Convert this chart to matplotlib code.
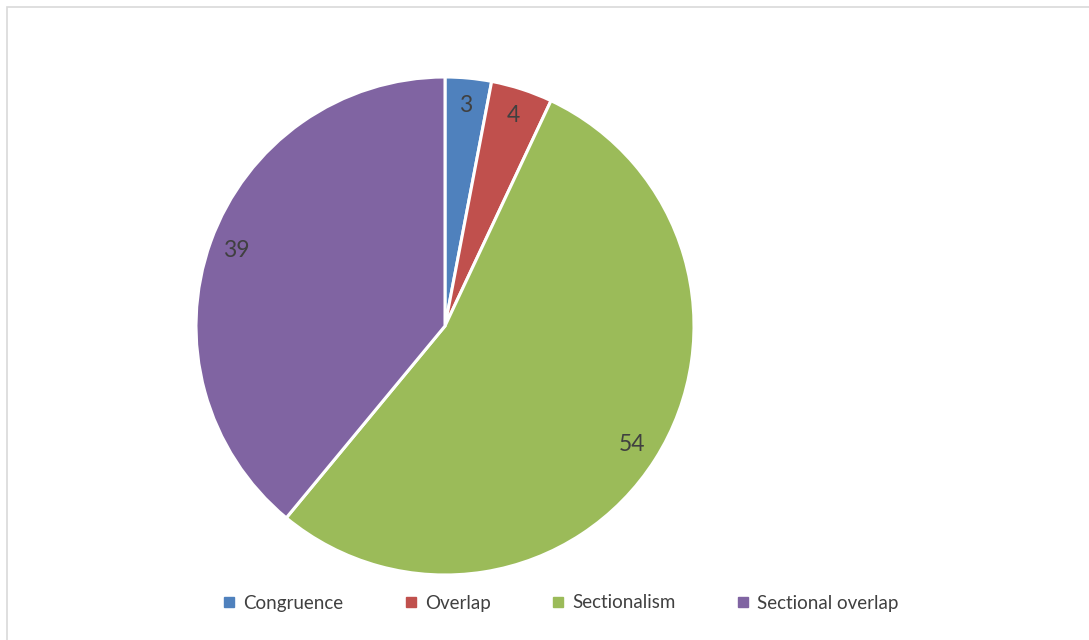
import matplotlib.pyplot as plt
from matplotlib.lines import Line2D
from matplotlib.patches import Rectangle

labels = ['Congruence', 'Overlap', 'Sectionalism', 'Sectional overlap']
values = [3, 4, 54, 39]
colors = ['#4F81BD', '#C0504D', '#9BBB59', '#8064A2']

plt.rcParams['font.family'] = ['Lato', 'DejaVu Sans']
text_color = '#404040'

W, H = 1089, 640
fig = plt.figure(figsize=(W / 100, H / 100), dpi=100)

# chart area border (runs off the right and bottom edges)
fig.add_artist(Rectangle((7 / W, -0.05), 1.2, (H - 7) / H + 0.05,
                         transform=fig.transFigure, fill=False,
                         edgecolor='#d9d9d9', linewidth=1.2))

cx, cy, r = 445, 326, 249
ax = fig.add_axes([(cx - r) / W, (H - cy - r) / H, 2 * r / W, 2 * r / H])
wedges, texts = ax.pie(values, colors=colors, startangle=90, counterclock=False,
                       labels=[str(v) for v in values], labeldistance=0.89,
                       wedgeprops={'edgecolor': 'white', 'linewidth': 2.2},
                       textprops={'color': text_color, 'fontsize': 16.5})
for t in texts:
    t.set_horizontalalignment('center')
    t.set_verticalalignment('center')
ax.set_xlim(-1, 1)
ax.set_ylim(-1, 1)

handles = [Line2D([], [], marker='s', linestyle='none', markersize=6.5,
                  markerfacecolor=c, markeredgecolor=c) for c in colors]
fig.legend(handles, labels, loc='center', bbox_to_anchor=(561 / W, 1 - 603 / H),
           ncol=4, frameon=False, fontsize=13.5, labelcolor=text_color,
           handlelength=0.6, handletextpad=0.45, columnspacing=3.3)

fig.savefig('out.png', dpi=100)
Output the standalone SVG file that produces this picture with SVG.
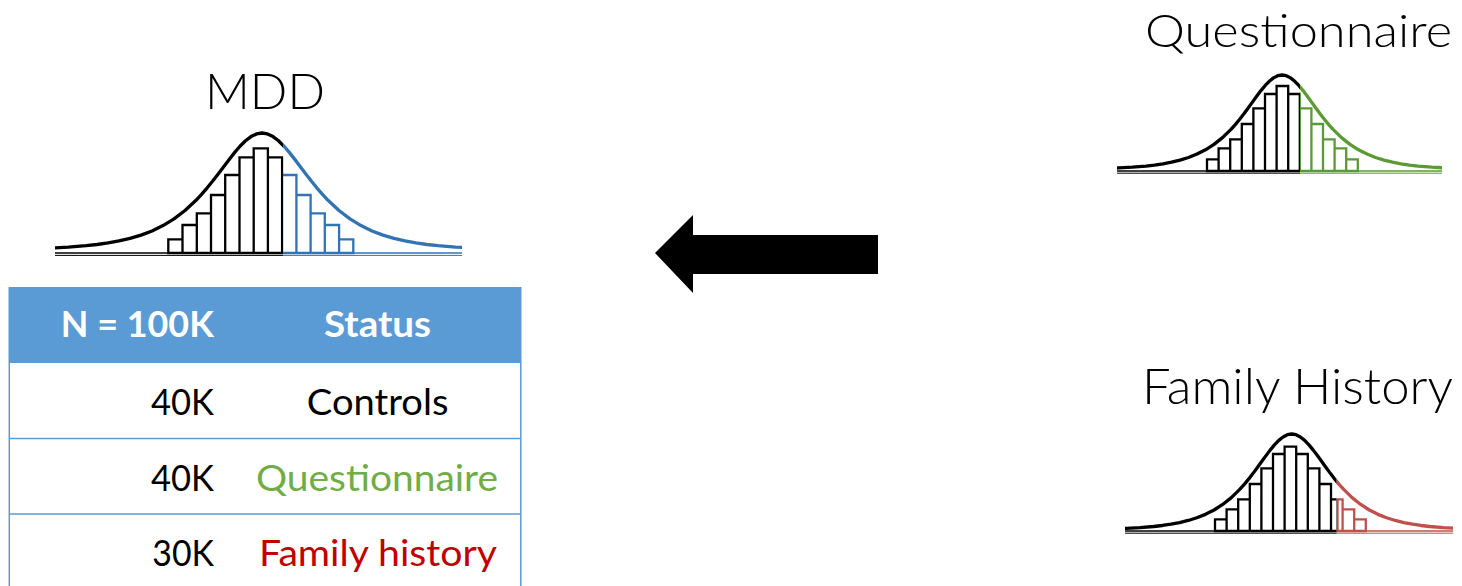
<svg xmlns="http://www.w3.org/2000/svg" xmlns:xlink="http://www.w3.org/1999/xlink" width="1462" height="586" viewBox="0 0 1462 586">
  <style>
    .curve { fill: none; stroke-width: 3.3; vector-effect: non-scaling-stroke; stroke-linejoin: round; }
    .bars { fill: none; stroke-width: 2.3; }
    .base { fill: none; }
    .title { font-family: Lato, "Open Sans", "Liberation Sans", sans-serif; font-weight: 300; fill: #000; }
    .cell { font-family: Lato, "Open Sans", "Liberation Sans", sans-serif; font-size: 37px; fill: #000; }
    .head { font-weight: 700; fill: #fff; }
    .grid { stroke: #5B9BD5; stroke-width: 1.5; fill: none; }
  </style>
  <defs>
    <!-- unit bell curve: y = -sech(u), peak at (0,-1) -->
    <path id="bell" class="curve" d="M-5.2,-0.011 L-4.8,-0.0165 -4.4,-0.0246 -4,-0.0366 -3.75,-0.047 -3.5,-0.0603 -3.25,-0.0774 -3,-0.0993 -2.75,-0.1273 -2.5,-0.1631 -2.25,-0.2085 -2,-0.2658 -1.75,-0.3374 -1.5,-0.4251 -1.375,-0.4753 -1.25,-0.5295 -1.125,-0.5874 -1,-0.6481 -0.875,-0.7103 -0.75,-0.7724 -0.625,-0.8321 -0.5,-0.8868 -0.375,-0.9336 -0.25,-0.9695 -0.125,-0.9922 0,-1 0.125,-0.9922 0.25,-0.9695 0.375,-0.9336 0.5,-0.8868 0.625,-0.8321 0.75,-0.7724 0.875,-0.7103 1,-0.6481 1.125,-0.5874 1.25,-0.5295 1.375,-0.4753 1.5,-0.4251 1.75,-0.3374 2,-0.2658 2.25,-0.2085 2.5,-0.1631 2.75,-0.1273 3,-0.0993 3.25,-0.0774 3.5,-0.0603 3.75,-0.047 4,-0.0366 4.4,-0.0246 4.8,-0.0165 5.2,-0.011"/>

    <!-- MDD distribution artwork (stroke colour set by each use) -->
    <g id="mdd-art">
      <use xlink:href="#bell" transform="translate(262 250) scale(44 117)"/>
      <path class="bars" d="M168.3 253V239.3H182.5V253Z M182.5 253V225H196.8V253Z M196.8 253V213.3H211V253Z M211 253V195H225.2V253Z M225.2 253V175H239.5V253Z M239.5 253V157.3H253.7V253Z M253.7 253V148.3H267.9V253Z M267.9 253V157.3H282.1V253Z M282.1 253V175H296.4V253Z M296.4 253V195H310.6V253Z M310.6 253V213.3H324.8V253Z M324.8 253V225H339.1V253Z M339.1 253V239.3H353.3V253Z"/>
      <path class="base" stroke-width="1.6" d="M55 253H462"/>
      <path class="base" stroke-width="1" d="M55 255.4H462"/>
    </g>

    <!-- Questionnaire distribution artwork -->
    <g id="q-art">
      <use xlink:href="#bell" transform="translate(1282 169.5) scale(34 94.5)"/>
      <path class="bars" d="M1207 171V159.3H1218.6V171Z M1218.6 171V148.3H1230.2V171Z M1230.2 171V139.3H1241.8V171Z M1241.8 171V124H1253.4V171Z M1253.4 171V108.3H1265V171Z M1265 171V94H1276.6V171Z M1276.6 171V86H1288.2V171Z M1288.2 171V94H1299.8V171Z M1299.8 171V108.3H1311.4V171Z M1311.4 171V124H1323V171Z M1323 171V139.3H1334.6V171Z M1334.6 171V148.3H1346.2V171Z M1346.2 171V159.3H1357.8V171Z"/>
      <path class="base" stroke-width="1.6" d="M1117 171H1442"/>
      <path class="base" stroke-width="1" d="M1117 173.2H1442"/>
    </g>

    <!-- Family History distribution artwork -->
    <g id="fh-art">
      <use xlink:href="#bell" transform="translate(1291.7 530) scale(34.5 96)"/>
      <path class="bars" d="M1215 531V519.3H1226.6V531Z M1226.6 531V509.3H1238.2V531Z M1238.2 531V499.3H1249.8V531Z M1249.8 531V484H1261.4V531Z M1261.4 531V468.3H1273V531Z M1273 531V454H1284.6V531Z M1284.6 531V446.7H1296.2V531Z M1296.2 531V454H1307.8V531Z M1307.8 531V468.3H1319.4V531Z M1319.4 531V484H1331V531Z M1331 531V499.3H1342.6V531Z M1342.6 531V509.3H1354.2V531Z M1354.2 531V519.3H1365.8V531Z M1337.5 531V499.3"/>
      <path class="base" stroke-width="1.6" d="M1125 531H1453"/>
      <path class="base" stroke-width="1" d="M1125 533.2H1453"/>
    </g>

    <clipPath id="mdd-left" clipPathUnits="userSpaceOnUse"><rect x="55" y="100" width="228" height="170"/></clipPath>
    <clipPath id="mdd-right" clipPathUnits="userSpaceOnUse"><rect x="283" y="100" width="179" height="170"/></clipPath>
    <clipPath id="q-left" clipPathUnits="userSpaceOnUse"><rect x="1117" y="60" width="183" height="130"/></clipPath>
    <clipPath id="q-right" clipPathUnits="userSpaceOnUse"><rect x="1300" y="60" width="142" height="130"/></clipPath>
    <clipPath id="fh-left" clipPathUnits="userSpaceOnUse"><rect x="1125" y="420" width="211.7" height="125"/></clipPath>
    <clipPath id="fh-right" clipPathUnits="userSpaceOnUse"><rect x="1336.7" y="420" width="116.3" height="125"/></clipPath>
  </defs>

  <rect width="1462" height="586" fill="#fff"/>

  <!-- MDD -->
  <g id="mdd">
    <text class="title" x="205" y="109.3" font-size="50" textLength="120" lengthAdjust="spacingAndGlyphs">MDD</text>
    <use xlink:href="#mdd-art" stroke="#000" clip-path="url(#mdd-left)"/>
    <use xlink:href="#mdd-art" stroke="#3274B3" clip-path="url(#mdd-right)"/>
  </g>

  <!-- Questionnaire -->
  <g id="questionnaire">
    <text class="title" x="1145" y="46.7" font-size="46" textLength="307" lengthAdjust="spacingAndGlyphs">Questionnaire</text>
    <use xlink:href="#q-art" stroke="#000" clip-path="url(#q-left)"/>
    <use xlink:href="#q-art" stroke="#5B9A35" clip-path="url(#q-right)"/>
  </g>

  <!-- Family History -->
  <g id="family-history">
    <text class="title" x="1142" y="404.3" font-size="50" textLength="311" lengthAdjust="spacingAndGlyphs">Family History</text>
    <use xlink:href="#fh-art" stroke="#000" clip-path="url(#fh-left)"/>
    <use xlink:href="#fh-art" stroke="#C0504D" clip-path="url(#fh-right)"/>
  </g>

  <!-- Status table -->
  <g id="status-table">
    <rect x="8.5" y="287" width="513" height="76" fill="#5B9BD5"/>
    <path class="grid" d="M9.3 363V586 M520.8 363V586 M9 438.5H521 M9 514H521"/>
    <text class="cell head" x="137.3" y="337" text-anchor="middle" textLength="153" lengthAdjust="spacingAndGlyphs">N = 100K</text>
    <text class="cell head" x="377.5" y="337" text-anchor="middle" textLength="107" lengthAdjust="spacingAndGlyphs">Status</text>
    <text class="cell" x="214" y="414.5" text-anchor="end" textLength="63" lengthAdjust="spacingAndGlyphs">40K</text>
    <text class="cell" x="377.6" y="414.5" text-anchor="middle" textLength="141.6" lengthAdjust="spacingAndGlyphs">Controls</text>
    <text class="cell" x="214" y="490.5" text-anchor="end" textLength="63" lengthAdjust="spacingAndGlyphs">40K</text>
    <text class="cell" x="377" y="490.5" text-anchor="middle" textLength="242" lengthAdjust="spacingAndGlyphs" style="fill:#70AD47">Questionnaire</text>
    <text class="cell" x="214" y="566.3" text-anchor="end" textLength="61.7" lengthAdjust="spacingAndGlyphs">30K</text>
    <text class="cell" x="378" y="566.3" text-anchor="middle" textLength="238" lengthAdjust="spacingAndGlyphs" style="fill:#C00000">Family history</text>
  </g>

  <!-- Connectors -->
  <g id="connectors">
    <polygon points="655,253 693,215 693,235 878,235 878,274 693,274 693,293" fill="#000"/>
  </g>
</svg>
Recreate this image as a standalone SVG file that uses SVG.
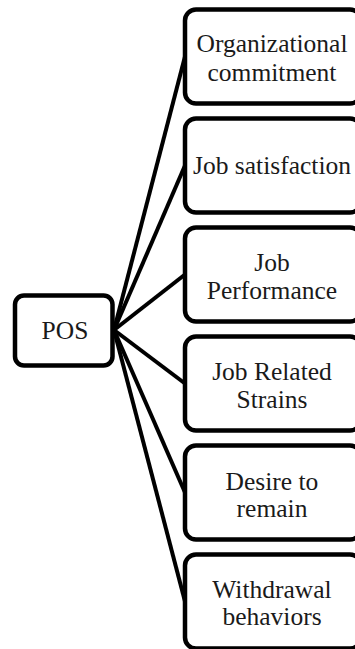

**WHAT IS REQUIRED:**
Please quote exactly the run of lines that starts the entries and ends at the line containing "fig = plt.figure(figsize=(W", leaving out every picture.

**WRITTEN SOLUTION:**
Convert this chart to matplotlib code.
import matplotlib.pyplot as plt
from matplotlib.lines import Line2D
from matplotlib.patches import Rectangle

labels = ['Congruence', 'Overlap', 'Sectionalism', 'Sectional overlap']
values = [3, 4, 54, 39]
colors = ['#4F81BD', '#C0504D', '#9BBB59', '#8064A2']

plt.rcParams['font.family'] = ['Lato', 'DejaVu Sans']
text_color = '#404040'

W, H = 1089, 640
fig = plt.figure(figsize=(W / 100, H / 100), dpi=100)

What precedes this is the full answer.